Hadoop QA added a comment - 13/Aug/08 09:51 AM
-1 overall. Here are the results of testing the latest attachment
http://issues.apache.org/jira/secure/attachment/12388005/3873_20080811b.patch
against trunk revision 685425.

+1 @author. The patch does not contain any @author tags.

+1 tests included. The patch appears to include 9 new or modified tests.

-1 javadoc. The javadoc tool appears to have generated 1 warning messages.

+1 javac. The applied patch does not increase the total number of javac compiler warnings.

+1 findbugs. The patch does not introduce any new Findbugs warnings.

+1 release audit. The applied patch does not increase the total number of release audit warnings.

-1 core tests. The patch failed core unit tests.

-1 contrib tests. The patch failed contrib unit tests.
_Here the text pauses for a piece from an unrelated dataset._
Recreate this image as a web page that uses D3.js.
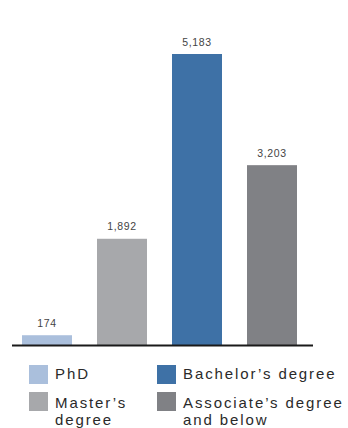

Test results: http://hudson.zones.apache.org/hudson/job/Hadoop-Patch/3053/testReport/
Findbugs warnings: http://hudson.zones.apache.org/hudson/job/Hadoop-Patch/3053/artifact/trunk/build/test/findbugs/newPatchFindbugsWarnings.html
Checkstyle results: http://hudson.zones.apache.org/hudson/job/Hadoop-Patch/3053/artifact/trunk/build/test/checkstyle-errors.html
Console output: http://hudson.zones.apache.org/hudson/job/Hadoop-Patch/3053/console

This message is automatically generated.


Tsz Wo (Nicholas), SZE added a comment - 13/Aug/08 06:23 PM
The javadoc warnings are nothing to do with the patch. Before I did "svn update" today, there were no javadoc warnings. See HADOOP-3949

The tests failed are TestMapRed and TestMiniMRDFSSort but they failed on trunk (they did not fail before I did "svn update"). See HADOOP-3950


Chris Douglas added a comment - 13/Aug/08 11:35 PM
+1 looks good.

I just committed this. Thanks, Nicholas


Hudson added a comment - 22/Aug/08 12:34 PM

Hudson added a comment - 03/Oct/08 02:31 PM

Tsz Wo (Nicholas), SZE added a comment - 09/Jan/09 09:59 PM
3873_20080811b_0.18.patch: for 0.18 (this won't be committed.)